Back in the moment, I finished making the cards and put them in a bag for him, and tucked them safely into his carry-on luggage. And I sat there in the sea of bags, the quietness of the house, and I let the tears come.
I needed to cry today because tomorrow, I would need to be strong.
I finally went back to sleep just before the sun came up. I knew tomorrow would be hard.
The next day, with our countdown in the hours, my anxiety was at a 10. I honestly couldn’t believe we were finally here.
We drove to the drop-off point, and we sat and waited. We talked about all the necessary stuff, when we were going to speak next, texting, our plans to talk each day, and about all the memories that would carry us through to our next time together.
Just as quickly as we arrived, it was time.
I watched all around us as others hugged and kissed, pictures being snapped. I could feel the tears and heartache all around us, and I fought the tears hard. I knew that other hard conversations and tough days were ahead for those around me, and I hurt for them. Many families had to do this, and I was having a hard time hiding my heavy heart.
Our goodbye was pretty quick, mostly because it had been dragged out over the five months. My husband gave me one final kiss, and then we watched him walk away.
There was a strange relief in watching him walk away and in the goodbye being over because we could begin to countdown to the days until he was home.
I immediately called my best friend (my lifeline) to make sure I could still come through. This was how I spent my after the goodbyes now. I found my way to her kitchen table, and my kids ran off to find their cousin-by-friendship.
As soon as I heard their footsteps in the distance. I cried.
I cried for the meltdowns coming for my oldest son because he missed his dad, because he was overwhelmed, his routines were disrupted, or his anxiety was becoming worse again.
I cried for my youngest, whose heart was now traveling overseas. His dad was his favorite—I’m genuinely OK with that—and he needed him now that he was hitting those tough pre-teen years. I cried, and the tears flowed easily.
I cried for the empty bed, for the laughs not heard, for the tickling not felt, for the cuddling on the couch, for all the small moments gone for an undetermined time.
Then, my best friend pulled me out of it because that wasn’t me. She told me in the way she has always told me, I’ve got this. She reminded me of all the support systems we have in place—her, her family, our group, therapists, and ABA. We are surrounded by love. Then, we went into all the plans we have for while he is away because that allows us to pass the time. I smiled, thinking about all the memories we would make together.
Our talk slipped quickly to nothing, and it was exactly what I needed.

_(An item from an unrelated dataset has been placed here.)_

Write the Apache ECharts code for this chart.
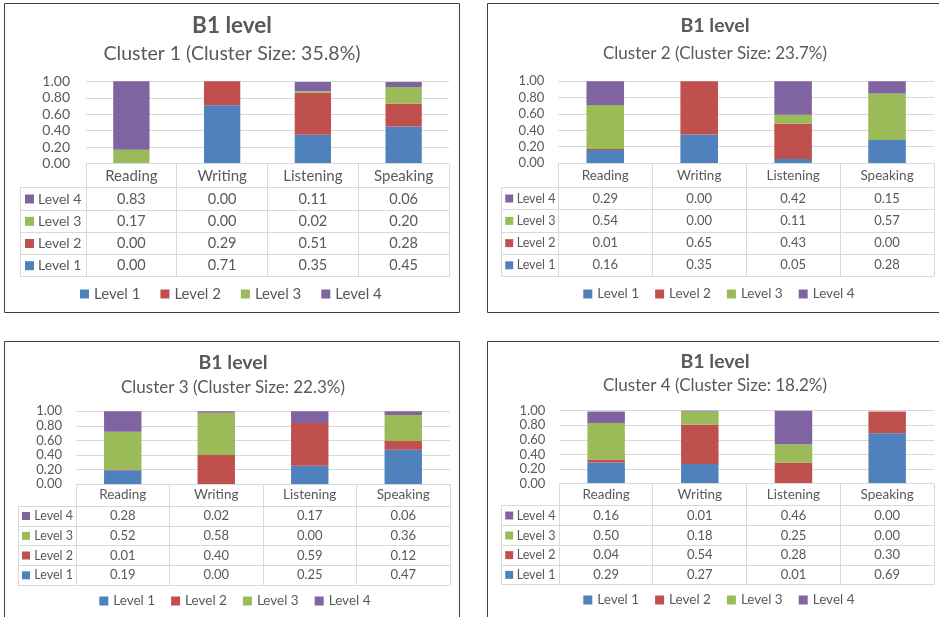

On the way home, we stopped at Sonic to get ice cream because that was our routine. I kept things cheery and light for them, and we talked about how we would spend the rest of the day. While there were a few moments of sadness, completely normal, I mostly just felt, and still feel, incredibly proud of my children and my husband.
I wrote a card for the plane ride, and I talked about my love for him. I wrote, “Love recognizes no barriers. It jumps hurdles, leaps fences, penetrates walls to arrive at its destination full of hope from Maya Angelou.”
I told him that we are lucky, and I truly feel that we are. I know that no matter what life brings us, we will be able to get through anything.
Because we are a military family.
We are resilient, loyal, we love deeply, and we care for each other beyond measure. I feel so fortunate to be able to say that.